◆ **Prompt**
Go through each line of the records below and count those with the word "this". Give only the count.

[Provided entries start]

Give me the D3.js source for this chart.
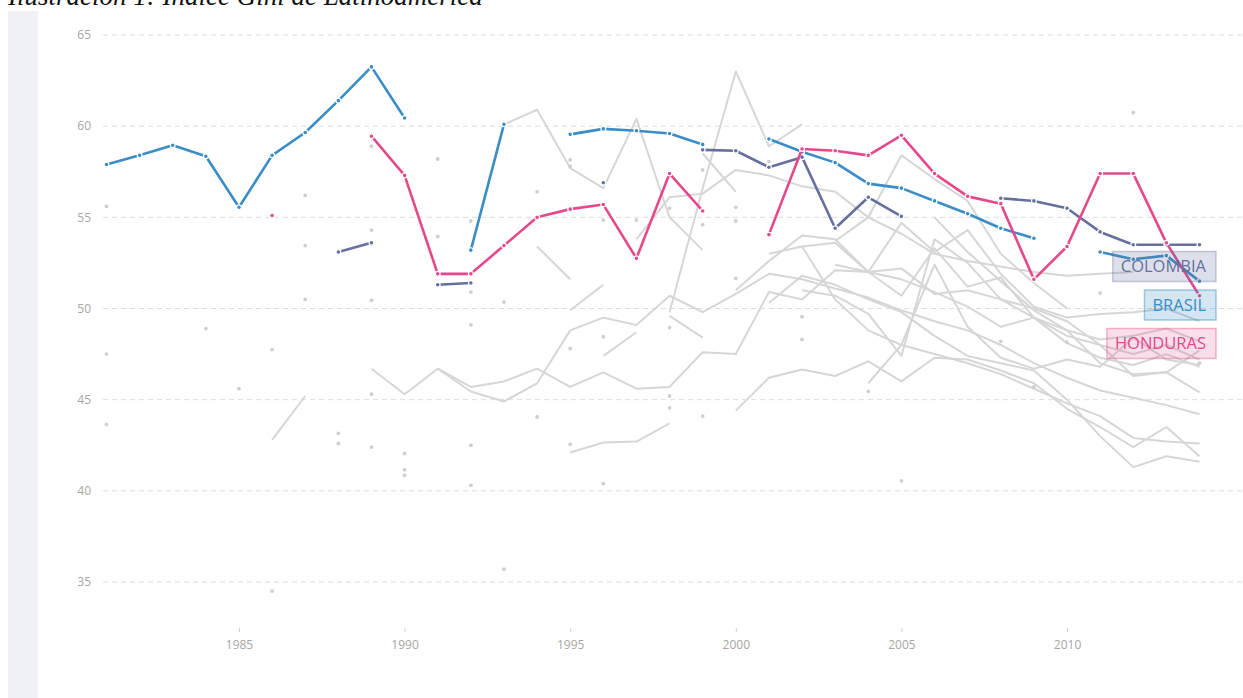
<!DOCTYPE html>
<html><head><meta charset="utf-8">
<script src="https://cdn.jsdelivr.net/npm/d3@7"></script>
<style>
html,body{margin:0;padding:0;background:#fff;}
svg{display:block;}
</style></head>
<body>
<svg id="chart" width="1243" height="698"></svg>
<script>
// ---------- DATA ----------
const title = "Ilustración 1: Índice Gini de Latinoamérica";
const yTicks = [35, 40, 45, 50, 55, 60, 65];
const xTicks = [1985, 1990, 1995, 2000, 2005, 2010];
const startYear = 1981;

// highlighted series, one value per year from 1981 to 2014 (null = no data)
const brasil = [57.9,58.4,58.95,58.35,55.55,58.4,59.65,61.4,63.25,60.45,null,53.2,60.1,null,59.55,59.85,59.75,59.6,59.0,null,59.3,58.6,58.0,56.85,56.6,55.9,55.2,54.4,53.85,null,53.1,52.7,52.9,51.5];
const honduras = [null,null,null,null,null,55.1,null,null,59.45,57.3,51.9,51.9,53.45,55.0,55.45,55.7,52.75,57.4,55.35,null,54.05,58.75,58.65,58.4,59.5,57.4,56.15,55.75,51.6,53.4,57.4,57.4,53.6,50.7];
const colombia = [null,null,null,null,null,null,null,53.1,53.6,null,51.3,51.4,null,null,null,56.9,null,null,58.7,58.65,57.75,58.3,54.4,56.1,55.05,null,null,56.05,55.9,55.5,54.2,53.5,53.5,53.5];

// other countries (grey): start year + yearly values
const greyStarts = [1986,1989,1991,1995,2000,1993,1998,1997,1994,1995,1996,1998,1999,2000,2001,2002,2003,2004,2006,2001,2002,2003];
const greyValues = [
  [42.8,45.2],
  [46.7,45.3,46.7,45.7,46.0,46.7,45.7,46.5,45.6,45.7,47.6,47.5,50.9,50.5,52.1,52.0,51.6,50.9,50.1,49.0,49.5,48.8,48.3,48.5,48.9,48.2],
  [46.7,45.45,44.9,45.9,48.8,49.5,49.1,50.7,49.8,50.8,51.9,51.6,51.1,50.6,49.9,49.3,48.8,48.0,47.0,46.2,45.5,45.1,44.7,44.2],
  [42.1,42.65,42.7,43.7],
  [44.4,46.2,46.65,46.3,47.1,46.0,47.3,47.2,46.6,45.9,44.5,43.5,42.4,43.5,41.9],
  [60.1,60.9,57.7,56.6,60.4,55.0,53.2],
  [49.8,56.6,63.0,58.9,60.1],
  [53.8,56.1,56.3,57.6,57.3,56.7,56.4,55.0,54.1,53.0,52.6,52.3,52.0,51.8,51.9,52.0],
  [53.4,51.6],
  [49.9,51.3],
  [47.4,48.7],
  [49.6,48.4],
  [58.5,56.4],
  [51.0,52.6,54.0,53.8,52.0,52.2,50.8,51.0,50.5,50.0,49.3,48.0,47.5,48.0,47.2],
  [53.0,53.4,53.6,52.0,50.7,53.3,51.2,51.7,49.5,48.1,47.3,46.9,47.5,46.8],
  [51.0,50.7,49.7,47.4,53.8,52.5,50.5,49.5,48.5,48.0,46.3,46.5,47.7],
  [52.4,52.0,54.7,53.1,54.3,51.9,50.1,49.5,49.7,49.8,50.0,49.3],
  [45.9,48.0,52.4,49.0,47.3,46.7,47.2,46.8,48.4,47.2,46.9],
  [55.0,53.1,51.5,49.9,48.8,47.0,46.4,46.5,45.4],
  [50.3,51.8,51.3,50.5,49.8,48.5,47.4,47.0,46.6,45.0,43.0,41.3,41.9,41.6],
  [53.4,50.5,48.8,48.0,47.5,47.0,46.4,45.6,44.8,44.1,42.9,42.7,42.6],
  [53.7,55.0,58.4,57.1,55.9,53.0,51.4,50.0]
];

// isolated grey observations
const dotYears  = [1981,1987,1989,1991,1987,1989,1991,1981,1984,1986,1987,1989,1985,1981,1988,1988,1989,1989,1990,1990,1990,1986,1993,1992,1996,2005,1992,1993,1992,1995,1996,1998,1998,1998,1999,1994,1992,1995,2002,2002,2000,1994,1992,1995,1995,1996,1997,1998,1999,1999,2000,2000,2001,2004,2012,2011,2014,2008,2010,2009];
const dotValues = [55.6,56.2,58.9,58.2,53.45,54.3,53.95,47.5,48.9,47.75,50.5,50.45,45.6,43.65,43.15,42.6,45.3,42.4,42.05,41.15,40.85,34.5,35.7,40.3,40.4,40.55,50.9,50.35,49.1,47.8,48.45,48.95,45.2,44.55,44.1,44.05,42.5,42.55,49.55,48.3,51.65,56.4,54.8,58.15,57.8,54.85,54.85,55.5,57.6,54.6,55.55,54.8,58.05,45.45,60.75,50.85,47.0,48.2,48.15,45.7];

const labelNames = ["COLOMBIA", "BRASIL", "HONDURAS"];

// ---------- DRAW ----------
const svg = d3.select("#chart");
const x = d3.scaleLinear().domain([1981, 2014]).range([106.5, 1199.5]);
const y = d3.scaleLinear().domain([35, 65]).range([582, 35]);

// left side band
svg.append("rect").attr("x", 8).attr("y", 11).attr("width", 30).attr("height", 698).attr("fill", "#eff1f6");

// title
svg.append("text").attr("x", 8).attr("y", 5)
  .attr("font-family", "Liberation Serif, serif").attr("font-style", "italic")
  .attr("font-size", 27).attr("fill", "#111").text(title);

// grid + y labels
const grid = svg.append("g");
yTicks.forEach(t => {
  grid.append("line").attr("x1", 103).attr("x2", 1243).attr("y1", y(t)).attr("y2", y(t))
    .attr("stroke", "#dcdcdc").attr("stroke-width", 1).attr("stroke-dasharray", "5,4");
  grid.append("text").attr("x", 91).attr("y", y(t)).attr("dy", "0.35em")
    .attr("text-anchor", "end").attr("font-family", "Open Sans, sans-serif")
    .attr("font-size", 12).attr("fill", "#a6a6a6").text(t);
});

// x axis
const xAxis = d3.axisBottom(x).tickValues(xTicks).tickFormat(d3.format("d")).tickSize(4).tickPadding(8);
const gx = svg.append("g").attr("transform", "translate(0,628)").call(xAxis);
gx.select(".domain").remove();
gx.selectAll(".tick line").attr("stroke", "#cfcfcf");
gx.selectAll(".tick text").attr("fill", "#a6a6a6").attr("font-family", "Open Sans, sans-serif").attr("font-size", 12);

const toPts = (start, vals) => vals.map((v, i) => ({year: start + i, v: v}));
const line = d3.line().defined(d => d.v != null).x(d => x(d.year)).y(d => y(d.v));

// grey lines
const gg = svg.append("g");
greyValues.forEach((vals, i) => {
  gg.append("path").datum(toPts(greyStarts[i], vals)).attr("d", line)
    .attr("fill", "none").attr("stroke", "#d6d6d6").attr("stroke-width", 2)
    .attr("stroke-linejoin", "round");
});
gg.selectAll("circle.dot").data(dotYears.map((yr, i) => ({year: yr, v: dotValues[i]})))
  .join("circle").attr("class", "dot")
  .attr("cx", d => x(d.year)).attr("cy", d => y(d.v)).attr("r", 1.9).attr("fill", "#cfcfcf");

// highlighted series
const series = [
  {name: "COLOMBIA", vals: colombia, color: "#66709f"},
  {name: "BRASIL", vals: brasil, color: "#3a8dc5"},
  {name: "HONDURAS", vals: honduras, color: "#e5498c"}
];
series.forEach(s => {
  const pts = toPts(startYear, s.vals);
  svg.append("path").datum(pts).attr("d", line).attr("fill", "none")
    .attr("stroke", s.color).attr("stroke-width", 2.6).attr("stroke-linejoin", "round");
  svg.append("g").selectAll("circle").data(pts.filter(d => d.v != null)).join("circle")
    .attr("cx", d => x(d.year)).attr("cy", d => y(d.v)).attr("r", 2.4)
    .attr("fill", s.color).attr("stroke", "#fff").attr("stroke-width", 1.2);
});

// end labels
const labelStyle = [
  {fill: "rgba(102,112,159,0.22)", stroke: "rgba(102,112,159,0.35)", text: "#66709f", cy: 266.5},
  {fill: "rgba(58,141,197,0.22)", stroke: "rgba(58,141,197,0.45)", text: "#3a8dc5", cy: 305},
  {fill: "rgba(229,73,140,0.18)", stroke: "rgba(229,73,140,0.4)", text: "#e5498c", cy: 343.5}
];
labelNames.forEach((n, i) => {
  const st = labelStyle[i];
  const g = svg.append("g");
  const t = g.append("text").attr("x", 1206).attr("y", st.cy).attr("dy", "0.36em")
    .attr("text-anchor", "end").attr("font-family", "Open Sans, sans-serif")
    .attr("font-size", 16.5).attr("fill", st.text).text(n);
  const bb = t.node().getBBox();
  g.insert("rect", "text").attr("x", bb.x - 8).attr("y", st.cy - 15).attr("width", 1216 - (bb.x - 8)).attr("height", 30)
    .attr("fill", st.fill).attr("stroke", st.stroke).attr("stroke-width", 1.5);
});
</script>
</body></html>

[Provided entries end]
[Provided entries start]

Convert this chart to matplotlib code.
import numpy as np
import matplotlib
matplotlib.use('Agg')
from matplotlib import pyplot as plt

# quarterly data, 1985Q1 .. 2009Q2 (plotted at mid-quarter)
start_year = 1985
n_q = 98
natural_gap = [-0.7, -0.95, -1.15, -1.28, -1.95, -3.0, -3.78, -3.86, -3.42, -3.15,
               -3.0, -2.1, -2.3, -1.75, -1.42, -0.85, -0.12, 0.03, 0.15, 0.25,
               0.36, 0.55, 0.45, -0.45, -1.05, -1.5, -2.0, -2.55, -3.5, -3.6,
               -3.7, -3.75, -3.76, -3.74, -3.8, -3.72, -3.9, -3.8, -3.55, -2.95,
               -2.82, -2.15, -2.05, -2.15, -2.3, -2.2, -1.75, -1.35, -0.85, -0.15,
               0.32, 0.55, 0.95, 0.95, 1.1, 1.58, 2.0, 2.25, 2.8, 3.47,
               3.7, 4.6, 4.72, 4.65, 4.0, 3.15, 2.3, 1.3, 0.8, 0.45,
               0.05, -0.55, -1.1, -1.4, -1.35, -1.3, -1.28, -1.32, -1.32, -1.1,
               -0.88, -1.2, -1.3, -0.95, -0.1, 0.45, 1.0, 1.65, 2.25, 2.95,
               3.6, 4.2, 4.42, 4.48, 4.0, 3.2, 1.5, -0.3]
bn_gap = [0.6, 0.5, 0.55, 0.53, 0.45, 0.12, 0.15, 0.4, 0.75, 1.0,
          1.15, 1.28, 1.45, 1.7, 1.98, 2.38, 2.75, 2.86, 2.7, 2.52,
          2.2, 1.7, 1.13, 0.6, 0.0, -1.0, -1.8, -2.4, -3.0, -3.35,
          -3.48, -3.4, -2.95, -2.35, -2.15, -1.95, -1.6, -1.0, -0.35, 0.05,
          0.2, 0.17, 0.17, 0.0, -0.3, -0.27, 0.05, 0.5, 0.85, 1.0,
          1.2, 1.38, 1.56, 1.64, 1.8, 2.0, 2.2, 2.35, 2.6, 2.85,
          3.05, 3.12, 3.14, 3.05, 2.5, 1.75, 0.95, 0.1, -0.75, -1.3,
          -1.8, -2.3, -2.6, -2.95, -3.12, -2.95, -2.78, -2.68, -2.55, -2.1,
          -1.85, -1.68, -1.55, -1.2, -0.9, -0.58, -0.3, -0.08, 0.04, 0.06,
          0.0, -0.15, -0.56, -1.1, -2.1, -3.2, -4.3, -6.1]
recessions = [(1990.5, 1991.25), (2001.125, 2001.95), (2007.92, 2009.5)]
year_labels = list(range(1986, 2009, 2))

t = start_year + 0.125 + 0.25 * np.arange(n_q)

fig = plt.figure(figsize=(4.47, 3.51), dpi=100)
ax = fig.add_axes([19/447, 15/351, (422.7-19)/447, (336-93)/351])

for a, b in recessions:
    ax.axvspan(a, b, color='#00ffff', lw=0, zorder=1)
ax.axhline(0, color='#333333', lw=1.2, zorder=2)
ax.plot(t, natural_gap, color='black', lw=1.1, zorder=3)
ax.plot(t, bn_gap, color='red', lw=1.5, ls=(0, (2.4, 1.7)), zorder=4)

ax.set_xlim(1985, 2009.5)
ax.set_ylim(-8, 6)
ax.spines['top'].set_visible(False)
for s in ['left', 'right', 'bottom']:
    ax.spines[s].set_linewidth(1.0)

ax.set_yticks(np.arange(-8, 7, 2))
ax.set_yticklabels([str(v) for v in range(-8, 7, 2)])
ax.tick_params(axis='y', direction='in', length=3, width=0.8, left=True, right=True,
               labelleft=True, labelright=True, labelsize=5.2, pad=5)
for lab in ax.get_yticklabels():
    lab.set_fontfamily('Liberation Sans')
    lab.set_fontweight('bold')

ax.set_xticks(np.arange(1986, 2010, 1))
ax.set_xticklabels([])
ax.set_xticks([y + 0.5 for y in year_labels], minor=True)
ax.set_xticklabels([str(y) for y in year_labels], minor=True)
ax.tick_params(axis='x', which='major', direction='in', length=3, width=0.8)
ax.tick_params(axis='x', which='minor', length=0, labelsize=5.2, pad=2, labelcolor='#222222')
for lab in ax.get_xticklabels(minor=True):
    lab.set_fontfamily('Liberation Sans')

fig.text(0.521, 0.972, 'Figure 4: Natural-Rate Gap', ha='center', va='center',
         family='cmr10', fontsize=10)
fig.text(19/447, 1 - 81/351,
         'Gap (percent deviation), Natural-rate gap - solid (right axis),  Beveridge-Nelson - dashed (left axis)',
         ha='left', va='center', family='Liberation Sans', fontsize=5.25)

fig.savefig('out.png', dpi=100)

[Provided entries end]

◆ **Exercise solution**
2